What the HANS device is designed to prevent are basilar skull fractures (like the type of injury that killed Earnhardt Sr.). Those injuries are caused when a car suddenly decelerates. In Earnhardt's fatal crash at Daytona, for instance, NASCAR determined he hit the wall at 160 mph (257 kph) and immediately slowed by 42 to 44 mph (67 to 70 kph) in just 80 milliseconds. This sudden deceleration is known as the Delta v (literally "change in velocity").

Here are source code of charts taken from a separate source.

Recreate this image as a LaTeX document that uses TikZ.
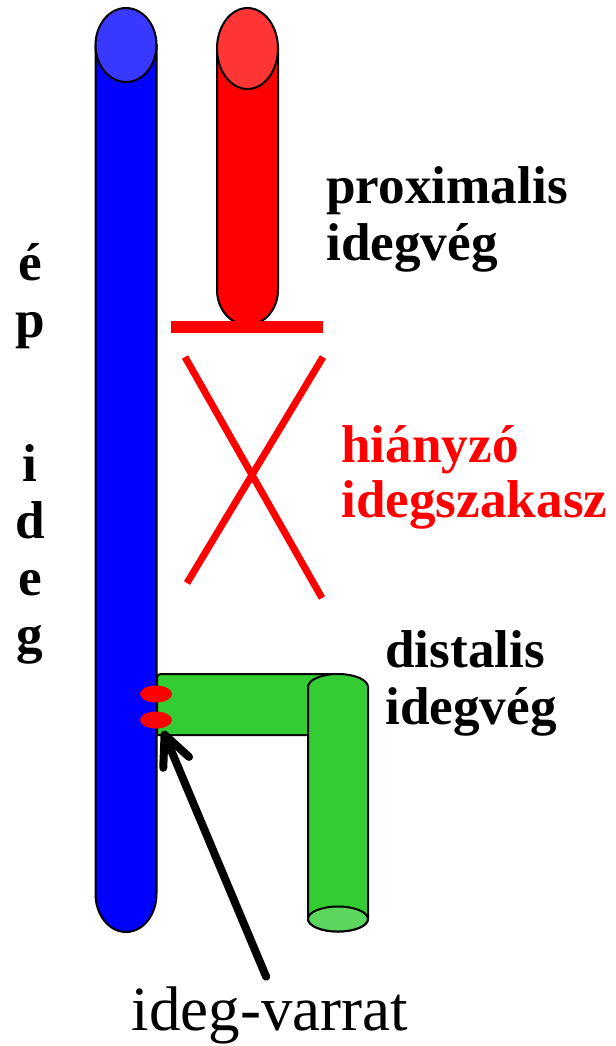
\documentclass[tikz,border=0pt]{standalone}
\usepackage{fontspec}
\setmainfont{Liberation Serif}
\usepackage{tikz}
\usetikzlibrary{positioning, arrows.meta}
\definecolor{nerveBlue}{HTML}{0000FF}
\definecolor{capBlue}{HTML}{3838FF}
\definecolor{nerveRed}{HTML}{FF0000}
\definecolor{capRed}{HTML}{FF3535}
\definecolor{nerveGreen}{HTML}{33CC33}
\definecolor{capGreen}{HTML}{5DD65D}

\begin{document}
\begin{tikzpicture}[
      x=0.5pt, y=-0.5pt,
      tube/.style={draw=black, line width=1pt},
      lbl/.style={font=\fontsize{26.6}{28.5}\selectfont\bfseries, align=left, inner sep=0pt, anchor=base west},
      cutbar/.style={draw=nerveRed, line width=6pt},
      cross/.style={draw=nerveRed, line width=3.5pt},
      stitch/.style={fill=nerveRed},
      pointer/.style={line width=4pt, line cap=round, -{Straight Barb[length=15pt, width=14pt, round]}},
    ]
    \useasboundingbox (0,0) rectangle (616,1046);

    % intact nerve (blue)
    \draw[tube, fill=nerveBlue] (95.5,45) -- (95.5,894)
      arc[start angle=180, end angle=0, x radius=30.5, y radius=38] -- (156.5,45) -- cycle;
    \draw[tube, fill=capBlue] (126,45) ellipse [x radius=30.5, y radius=37];

    % proximal stump (red)
    \draw[tube, fill=nerveRed] (217,48) -- (217,290)
      arc[start angle=180, end angle=0, x radius=30.5, y radius=35] -- (278,48) -- cycle;
    \draw[tube, fill=capRed] (247.5,48.5) ellipse [x radius=30.5, y radius=40.5];
    \draw[cutbar] (171,327) -- (323,327);

    % missing segment
    \draw[cross] (185,357) -- (322,598);
    \draw[cross] (323,357) -- (187,583);

    % distal stump (green)
    \draw[tube, fill=nerveGreen] (157,735) -- (157,682) .. controls (157,674) .. (165,674)
      -- (340,674) -- (340,735) -- cycle;
    \draw[tube, fill=nerveGreen] (308,687)
      arc[start angle=180, end angle=360, x radius=30, y radius=13] -- (368,919)
      arc[start angle=0, end angle=180, x radius=30, y radius=12.5] -- cycle;
    \draw[tube, fill=capGreen] (338,919) ellipse [x radius=30, y radius=12.5];

    % sutures
    \fill[stitch] (156,694) ellipse [x radius=16, y radius=8.5];
    \fill[stitch] (156,720) ellipse [x radius=16, y radius=8.5];

    % labels (base anchor sits on the last line)
    \node[lbl, align=center, anchor=base] (intact) at (30,652) {é\\p\\[43.5pt]i\\d\\e\\g};
    \node[lbl] (proxLabel) at (326,260) {proximalis\\idegvég};
    \node[lbl, text=nerveRed, font=\fontsize{26.6}{27.5}\selectfont\bfseries] (gapLabel) at (341,517) {hiányzó\\idegszakasz};
    \node[lbl] (distLabel) at (385,724) {distalis\\idegvég};
    \node[font=\fontsize{31.5}{36}\selectfont, inner sep=0pt, anchor=base] (varrat) at (270,1030) {ideg-varrat};

    \coordinate (stitchTip) at (163,731);
    \draw[pointer, shorten <=5pt] (varrat.north) -- (stitchTip);
  \end{tikzpicture}
\end{document}
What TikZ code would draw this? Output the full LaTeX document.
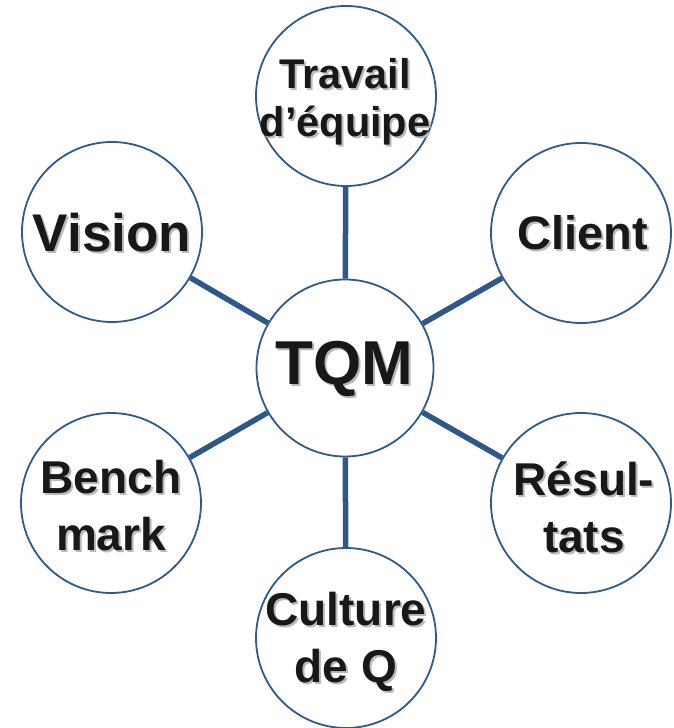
\documentclass[tikz,border=0pt]{standalone}
\usepackage{fontspec}
\setmainfont{Liberation Sans}
\usetikzlibrary{calc}
\definecolor{ringblue}{RGB}{46,91,140}
\definecolor{spokeblue}{RGB}{44,88,138}
\definecolor{inkblack}{RGB}{24,24,24}
\definecolor{shadowgrey}{RGB}{185,185,185}
\tikzset{
  bubble/.style={circle, draw=ringblue, line width=1.8pt, fill=white,
                 minimum size=180pt, inner sep=0pt},
  hubbubble/.style={bubble, minimum size=177pt},
  spoke/.style={draw=spokeblue, line width=5.5pt},
  labeltext/.style={text=inkblack, align=center},
  shadowtext/.style={text=shadowgrey, align=center},
}
% #1 node name, #2 centre, #3 font size, #4 line skip, #5 label
\newcommand\bubblelabel[5]{%
  \node[shadowtext, font=\bfseries\fontsize{#3}{#4}\selectfont]
    (#1-sh) at ($#2+(2pt,-2pt)$) {#5};
  \node[labeltext, font=\bfseries\fontsize{#3}{#4}\selectfont]
    (#1-txt) at #2 {#5};
}
\begin{document}
\begin{tikzpicture}[x=1pt,y=1pt]
  \useasboundingbox (0,0) rectangle (673,728);
  % circles
  \node[hubbubble] (tqm) at (345,360) {};
  \node[bubble] (travail) at (346,632) {};
  \node[bubble] (vision) at (112,496) {};
  \node[bubble] (client) at (581,495) {};
  \node[bubble] (bench) at (111,225) {};
  \node[bubble] (result) at (581,225) {};
  \node[bubble] (culture) at (346,90) {};
  % spokes from the hub
  \draw[spoke] (tqm) -- (travail);
  \draw[spoke] (tqm) -- (vision);
  \draw[spoke] (tqm) -- (client);
  \draw[spoke] (tqm) -- (bench);
  \draw[spoke] (tqm) -- (result);
  \draw[spoke] (tqm) -- (culture);
  % labels
  \bubblelabel{tqm}{(344,359)}{62pt}{70pt}{TQM}
  \bubblelabel{travail}{(345,626)}{41.5pt}{48pt}{Travail\\d’équipe}
  \bubblelabel{vision}{(112,495)}{53pt}{60pt}{Vision}
  \bubblelabel{client}{(583,495)}{47pt}{56pt}{Client}
  \bubblelabel{bench}{(111,222)}{46pt}{57pt}{Bench\\mark}
  \bubblelabel{result}{(584,221)}{46pt}{57pt}{Résul-\\tats}
  \bubblelabel{culture}{(346,86)}{46pt}{57pt}{Culture\\de Q}
\end{tikzpicture}
\end{document}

While it's difficult to provide exact statistics on how many lives have been saved by the HANS device, we do know this: NASCAR — where certified HANS are mandatory — did not have one driver fatality in the 10 years after Earnhardt's death because of its emphasis on safety, though there were 126 deaths from crashes on drag strips and short tracks where HANS devices are not required. And HANS estimates that of those 126 deaths, as many as 27 percent — or 34 driver deaths — could have been prevented by the using the certified HANS device. And no driver in an Indy car or in any of NASCAR's major series has been killed by a basilar skull fracture since it required the use of the HANS device.